The current issue of the Columbia Journalism Review provides independent confirmation of positions taken by two of the favorite people in my life – Rav Moshe Feinstein zt”l and my youngest son, Akiva .

It did not take Rav Moshe, the greatest halachic decisor of the last generation, too long to weigh in concerning television. In its earliest years, when sitcom families still had two parents, and their children brushed their teeth, made their beds, and lived in houses surrounded by white picket fences, you could also not find too much salacious material on the airwaves. There was suggestion, to be sure, but nothing explicit. So Rav Moshe’s objections to the new medium did not focus on titillation, but on values. How, he asked, can you watch something that turns murder into something frivolous?

Decades later my children found themselves in what was called the “Yiddish track” in their day school. Although theirs was (at the time) the only haredi school in town, the parent body evidenced a much more varied continuum of behavior than in the analogous schools in Flatbush. The administration would have liked to ban TV at home as a condition of enrollment, but they would have lost half the school. On the other hand, there was pressure to segregate the kids from the “better” homes (i.e. ones without TV) so that they could achieve more of their potential without being subject to the educational drag of children from less spiritually rarified families. (The assumption was a gross generalization, but it harbored a good deal of truth.)

The administration came up with a ruse. They formed a Yiddish track, knowing that none of the families who really valued TV would live with such an anachronism. It worked. None of the children enrolled in this track had televisions at home, and the track did turn out to be the “A” track of the school. They didn’t do all that much teaching in Yiddish either, and were able to drop the ruse altogether after a few years. It was sort of comical while it lasted – the young sons of Iranian rabbis who were often a large portion of the class proudly declaiming their Rashis in Hungarian Yiddish. Go figure.

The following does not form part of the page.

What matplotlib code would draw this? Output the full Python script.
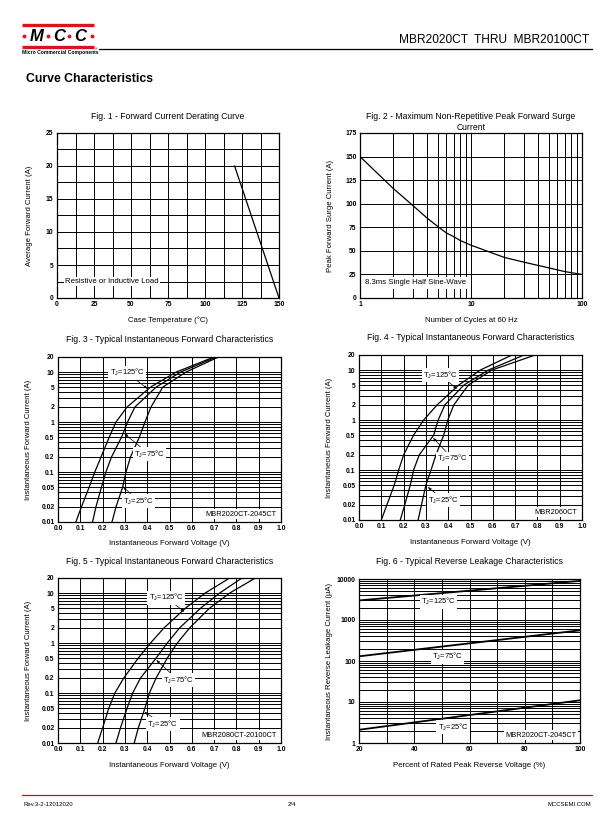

One artifact of this arrangement was not so funny. The children from the different tracks merged on the basketball court. My son and his friends volunteered without any prodding that they could see the effects of television on their friends who indulged in that vice. Those children were more rude, aggressive, and their language was – shall we say saltier than that of the kids in the non-TV track. Of course no one conducted a controlled experiment, but it was intriguing to hear the children offer this social commentary on their own.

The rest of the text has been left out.